- _TASK BRIEF_: Type out the data exactly as given. Skip any image.

- _SUPPLIED DATA_:
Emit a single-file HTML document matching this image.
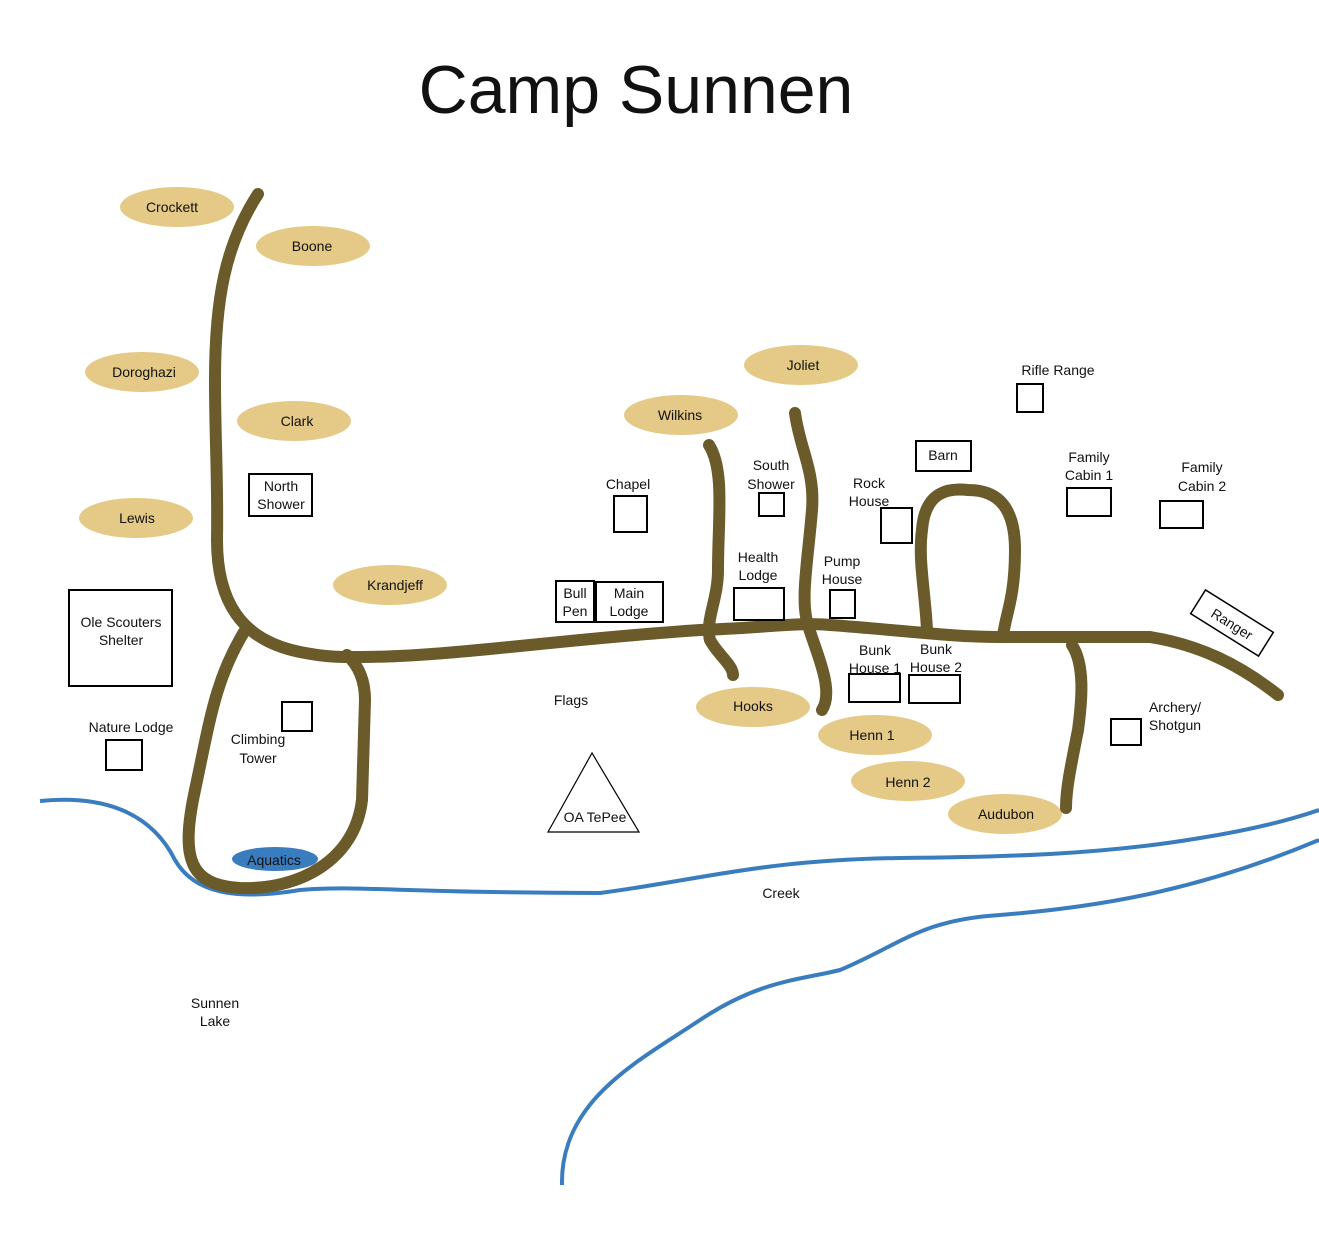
<!DOCTYPE html>
<html><head><style>
html,body{margin:0;padding:0;background:#fff}
svg text{font-family:"Liberation Sans",sans-serif;font-size:14px;fill:#111;text-anchor:middle}
</style></head><body>
<svg width="1319" height="1244" viewBox="0 0 1319 1244" xmlns="http://www.w3.org/2000/svg">
<text x="636" y="113" style="font-size:68px">Camp Sunnen</text>
<g fill="none" stroke="#3a7dbf" stroke-width="4">
<path d="M40,801 C100,795 150,810 175,860 C195,895 240,900 300,890 C360,885 400,893 600,893 C700,880 760,860 900,858 C1000,857 1100,855 1200,838 C1250,830 1290,820 1319,810"/>
<path d="M562,1185 C560,1100 640,1060 700,1020 C760,980 800,980 840,970 C900,945 920,920 1000,915 C1100,907 1200,890 1319,840"/>
</g>
<g fill="#e5c987">
<ellipse cx="177" cy="207" rx="57" ry="20"/>
<ellipse cx="313" cy="246" rx="57" ry="20"/>
<ellipse cx="142" cy="372" rx="57" ry="20"/>
<ellipse cx="294" cy="421" rx="57" ry="20"/>
<ellipse cx="136" cy="518" rx="57" ry="20"/>
<ellipse cx="390" cy="585" rx="57" ry="20"/>
<ellipse cx="801" cy="365" rx="57" ry="20"/>
<ellipse cx="681" cy="415" rx="57" ry="20"/>
<ellipse cx="753" cy="707" rx="57" ry="20"/>
<ellipse cx="875" cy="735" rx="57" ry="20"/>
<ellipse cx="908" cy="781" rx="57" ry="20"/>
<ellipse cx="1005" cy="814" rx="57" ry="20"/>
</g>
<ellipse cx="275" cy="859" rx="43" ry="12" fill="#3a7dbf"/>
<g fill="none" stroke="#6b5a2a" stroke-width="12" stroke-linecap="round">
<path d="M258,194 C225,245 215,300 215,380 C215,440 218,480 217,540 C217,600 240,640 300,652 C330,658 345,657 360,657 C450,657 550,640 700,630 C760,628 800,622 830,625 C900,630 950,637 1000,637 L1150,637 C1200,645 1240,665 1278,695"/>
<path d="M244,632 C215,680 210,720 195,790 C180,860 190,885 240,888 C300,890 355,860 362,800 L365,700 C365,680 358,665 347,655"/>
<path d="M709,445 C725,470 718,520 718,570 C718,600 705,620 710,640 C718,655 733,665 733,675"/>
<path d="M795,413 C800,450 815,470 812,510 C808,560 800,600 808,625 C815,650 835,690 822,710"/>
<path d="M927,630 C925,590 918,560 922,530 C925,490 950,488 968,490 C1000,490 1015,510 1015,550 C1015,600 1005,615 1003,637"/>
<path d="M1072,645 C1085,665 1082,700 1078,730 C1070,770 1066,790 1066,808"/>
</g>
<g fill="none" stroke="#000" stroke-width="2">
<rect x="249" y="474" width="63" height="42"/>
<rect x="69" y="590" width="103" height="96"/>
<rect x="106" y="740" width="36" height="30"/>
<rect x="282" y="702" width="30" height="29"/>
<rect x="614" y="496" width="33" height="36"/>
<rect x="759" y="493" width="25" height="23"/>
<rect x="881" y="508" width="31" height="35"/>
<rect x="916" y="441" width="55" height="30"/>
<rect x="1017" y="384" width="26" height="28"/>
<rect x="1067" y="488" width="44" height="28"/>
<rect x="1160" y="501" width="43" height="27"/>
<rect x="556" y="581" width="38" height="41"/>
<rect x="596" y="582" width="67" height="40"/>
<rect x="734" y="588" width="50" height="32"/>
<rect x="830" y="590" width="25" height="28"/>
<rect x="849" y="674" width="51" height="28"/>
<rect x="909" y="675" width="51" height="28"/>
<rect x="1111" y="719" width="30" height="26"/>
<rect x="-40" y="-14" width="80" height="28" transform="translate(1232,623) rotate(32)" stroke-width="1.5"/>
<polygon points="592,753 548,832 639,832" stroke-width="1.2"/>
</g>
<text x="172" y="212">Crockett</text>
<text x="312" y="251">Boone</text>
<text x="144" y="377">Doroghazi</text>
<text x="297" y="426">Clark</text>
<text x="137" y="523">Lewis</text>
<text x="395" y="590">Krandjeff</text>
<text x="803" y="370">Joliet</text>
<text x="680" y="420">Wilkins</text>
<text x="753" y="711">Hooks</text>
<text x="872" y="740">Henn 1</text>
<text x="908" y="787">Henn 2</text>
<text x="1006" y="819">Audubon</text>
<text x="274" y="865" style="fill:#111">Aquatics</text>
<text x="281" y="491">North</text><text x="281" y="509">Shower</text>
<text x="121" y="627">Ole Scouters</text><text x="121" y="645">Shelter</text>
<text x="131" y="732">Nature Lodge</text>
<text x="258" y="744">Climbing</text><text x="258" y="763">Tower</text>
<text x="628" y="489">Chapel</text>
<text x="771" y="470">South</text><text x="771" y="489">Shower</text>
<text x="869" y="488">Rock</text><text x="869" y="506">House</text>
<text x="943" y="460">Barn</text>
<text x="1058" y="375">Rifle Range</text>
<text x="1089" y="462">Family</text><text x="1089" y="480">Cabin 1</text>
<text x="1202" y="472">Family</text><text x="1202" y="491">Cabin 2</text>
<text x="575" y="598">Bull</text><text x="575" y="616">Pen</text>
<text x="629" y="598">Main</text><text x="629" y="616">Lodge</text>
<text x="758" y="562">Health</text><text x="758" y="580">Lodge</text>
<text x="842" y="566">Pump</text><text x="842" y="584">House</text>
<text x="875" y="655">Bunk</text><text x="875" y="673">House 1</text>
<text x="936" y="654">Bunk</text><text x="936" y="672">House 2</text>
<text x="1175" y="712">Archery/</text><text x="1175" y="730">Shotgun</text>
<text x="0" y="5" transform="translate(1232,624) rotate(32)">Ranger</text>
<text x="571" y="705">Flags</text>
<text x="595" y="822">OA TePee</text>
<text x="781" y="898">Creek</text>
<text x="215" y="1008">Sunnen</text><text x="215" y="1026">Lake</text>
</svg>
</body></html>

- _ANSWER TO THE PROBLEM_:
Emit a single-file HTML document matching this image.
<!DOCTYPE html>
<html><head><style>
html,body{margin:0;padding:0;background:#fff}
svg text{font-family:"Liberation Sans",sans-serif;font-size:14px;fill:#111;text-anchor:middle}
</style></head><body>
<svg width="1319" height="1244" viewBox="0 0 1319 1244" xmlns="http://www.w3.org/2000/svg">
<text x="636" y="113" style="font-size:68px">Camp Sunnen</text>
<g fill="none" stroke="#3a7dbf" stroke-width="4">
<path d="M40,801 C100,795 150,810 175,860 C195,895 240,900 300,890 C360,885 400,893 600,893 C700,880 760,860 900,858 C1000,857 1100,855 1200,838 C1250,830 1290,820 1319,810"/>
<path d="M562,1185 C560,1100 640,1060 700,1020 C760,980 800,980 840,970 C900,945 920,920 1000,915 C1100,907 1200,890 1319,840"/>
</g>
<g fill="#e5c987">
<ellipse cx="177" cy="207" rx="57" ry="20"/>
<ellipse cx="313" cy="246" rx="57" ry="20"/>
<ellipse cx="142" cy="372" rx="57" ry="20"/>
<ellipse cx="294" cy="421" rx="57" ry="20"/>
<ellipse cx="136" cy="518" rx="57" ry="20"/>
<ellipse cx="390" cy="585" rx="57" ry="20"/>
<ellipse cx="801" cy="365" rx="57" ry="20"/>
<ellipse cx="681" cy="415" rx="57" ry="20"/>
<ellipse cx="753" cy="707" rx="57" ry="20"/>
<ellipse cx="875" cy="735" rx="57" ry="20"/>
<ellipse cx="908" cy="781" rx="57" ry="20"/>
<ellipse cx="1005" cy="814" rx="57" ry="20"/>
</g>
<ellipse cx="275" cy="859" rx="43" ry="12" fill="#3a7dbf"/>
<g fill="none" stroke="#6b5a2a" stroke-width="12" stroke-linecap="round">
<path d="M258,194 C225,245 215,300 215,380 C215,440 218,480 217,540 C217,600 240,640 300,652 C330,658 345,657 360,657 C450,657 550,640 700,630 C760,628 800,622 830,625 C900,630 950,637 1000,637 L1150,637 C1200,645 1240,665 1278,695"/>
<path d="M244,632 C215,680 210,720 195,790 C180,860 190,885 240,888 C300,890 355,860 362,800 L365,700 C365,680 358,665 347,655"/>
<path d="M709,445 C725,470 718,520 718,570 C718,600 705,620 710,640 C718,655 733,665 733,675"/>
<path d="M795,413 C800,450 815,470 812,510 C808,560 800,600 808,625 C815,650 835,690 822,710"/>
<path d="M927,630 C925,590 918,560 922,530 C925,490 950,488 968,490 C1000,490 1015,510 1015,550 C1015,600 1005,615 1003,637"/>
<path d="M1072,645 C1085,665 1082,700 1078,730 C1070,770 1066,790 1066,808"/>
</g>
<g fill="none" stroke="#000" stroke-width="2">
<rect x="249" y="474" width="63" height="42"/>
<rect x="69" y="590" width="103" height="96"/>
<rect x="106" y="740" width="36" height="30"/>
<rect x="282" y="702" width="30" height="29"/>
<rect x="614" y="496" width="33" height="36"/>
<rect x="759" y="493" width="25" height="23"/>
<rect x="881" y="508" width="31" height="35"/>
<rect x="916" y="441" width="55" height="30"/>
<rect x="1017" y="384" width="26" height="28"/>
<rect x="1067" y="488" width="44" height="28"/>
<rect x="1160" y="501" width="43" height="27"/>
<rect x="556" y="581" width="38" height="41"/>
<rect x="596" y="582" width="67" height="40"/>
<rect x="734" y="588" width="50" height="32"/>
<rect x="830" y="590" width="25" height="28"/>
<rect x="849" y="674" width="51" height="28"/>
<rect x="909" y="675" width="51" height="28"/>
<rect x="1111" y="719" width="30" height="26"/>
<rect x="-40" y="-14" width="80" height="28" transform="translate(1232,623) rotate(32)" stroke-width="1.5"/>
<polygon points="592,753 548,832 639,832" stroke-width="1.2"/>
</g>
<text x="172" y="212">Crockett</text>
<text x="312" y="251">Boone</text>
<text x="144" y="377">Doroghazi</text>
<text x="297" y="426">Clark</text>
<text x="137" y="523">Lewis</text>
<text x="395" y="590">Krandjeff</text>
<text x="803" y="370">Joliet</text>
<text x="680" y="420">Wilkins</text>
<text x="753" y="711">Hooks</text>
<text x="872" y="740">Henn 1</text>
<text x="908" y="787">Henn 2</text>
<text x="1006" y="819">Audubon</text>
<text x="274" y="865" style="fill:#111">Aquatics</text>
<text x="281" y="491">North</text><text x="281" y="509">Shower</text>
<text x="121" y="627">Ole Scouters</text><text x="121" y="645">Shelter</text>
<text x="131" y="732">Nature Lodge</text>
<text x="258" y="744">Climbing</text><text x="258" y="763">Tower</text>
<text x="628" y="489">Chapel</text>
<text x="771" y="470">South</text><text x="771" y="489">Shower</text>
<text x="869" y="488">Rock</text><text x="869" y="506">House</text>
<text x="943" y="460">Barn</text>
<text x="1058" y="375">Rifle Range</text>
<text x="1089" y="462">Family</text><text x="1089" y="480">Cabin 1</text>
<text x="1202" y="472">Family</text><text x="1202" y="491">Cabin 2</text>
<text x="575" y="598">Bull</text><text x="575" y="616">Pen</text>
<text x="629" y="598">Main</text><text x="629" y="616">Lodge</text>
<text x="758" y="562">Health</text><text x="758" y="580">Lodge</text>
<text x="842" y="566">Pump</text><text x="842" y="584">House</text>
<text x="875" y="655">Bunk</text><text x="875" y="673">House 1</text>
<text x="936" y="654">Bunk</text><text x="936" y="672">House 2</text>
<text x="1175" y="712">Archery/</text><text x="1175" y="730">Shotgun</text>
<text x="0" y="5" transform="translate(1232,624) rotate(32)">Ranger</text>
<text x="571" y="705">Flags</text>
<text x="595" y="822">OA TePee</text>
<text x="781" y="898">Creek</text>
<text x="215" y="1008">Sunnen</text><text x="215" y="1026">Lake</text>
</svg>
</body></html>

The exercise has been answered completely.